A 96-electrode silicon intracortical recording array arranged in a 10x10 grid, the most widely used implanted BCI device in human research.

What category does Utah Array belong to in BCI?

Utah Array is a Devices concept in brain-computer interface science.

Utah Array — BCI Glossary

The Utah Intracortical Electrode Array (UIEA) — commonly called the Utah Array — is the gold-standard implanted BCI device for human neuroscience research and clinical trials.

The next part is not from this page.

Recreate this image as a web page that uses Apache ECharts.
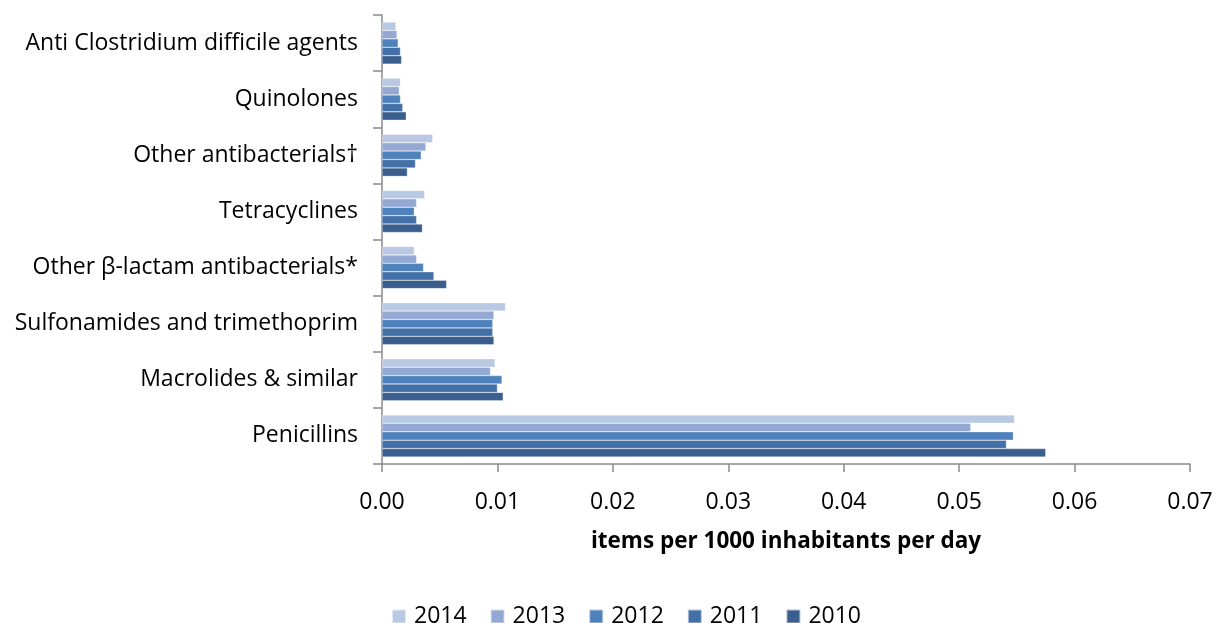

Invented by Richard Normann at the University of Utah in the late 1980s and early 1990s, it has been in continuous human use since 2004.

Physical Design

The Utah Array consists of:

96 electrodes arranged in a 10x10 grid (minus 4 corners)
Silicon shanks 1.0–1.5 mm long, with individual tip coatings (platinum or iridium oxide) for recording and/or stimulation
Pitch: 400 µm between adjacent electrodes
Pneumatic insertion: The array is inserted into cortex using a pneumatic inserter (slapper) in a single rapid stroke (<200 ms) to minimize dimpling and mechanical tissue damage
CerePort connector: A titanium pedestal (percutaneous connector) that passes through the skull and scalp, providing a wired connection to external recording systems (Cerebus, NeuroPort)

Clinical Track Record

The Utah Array is the basis for most published human intracortical BCI demonstrations:

2004: First human implant (Matthew Nagle, ALS, BrainGate study)
2012: Cathy Hutchinson controls robotic arm for self-feeding (Nature)
2016: Ian Burkhart restores voluntary hand movement via Utah Array + functional electrical stimulation
2021: 62 WPM typing by imagined handwriting (Nature, BrainGate/Stanford)
2021: Wireless Utah Array BCI demonstrated

Limitations

Despite its long track record, the Utah Array has known limitations:

Percutaneous connector: The wired skull pedestal creates infection risk and is not cosmetically acceptable for wide clinical deployment
Foreign body response: Rigid silicon shanks cause ongoing tissue damage; signal quality typically degrades over 12-24 months as glial scar encapsulates electrodes
Electrode count: 96 channels is relatively low compared to newer approaches (Neuralink's 1,024 or Precision's 1,024-channel ECoG)
Stiffness mismatch: Silicon (~200 GPa) vs. brain tissue (~1 kPa) — the mechanical mismatch drives neuroinflammation

Neuralink's N1 implant directly addresses these limitations with flexible polymer threads, a wireless charging/transmission system, and 10x higher electrode count.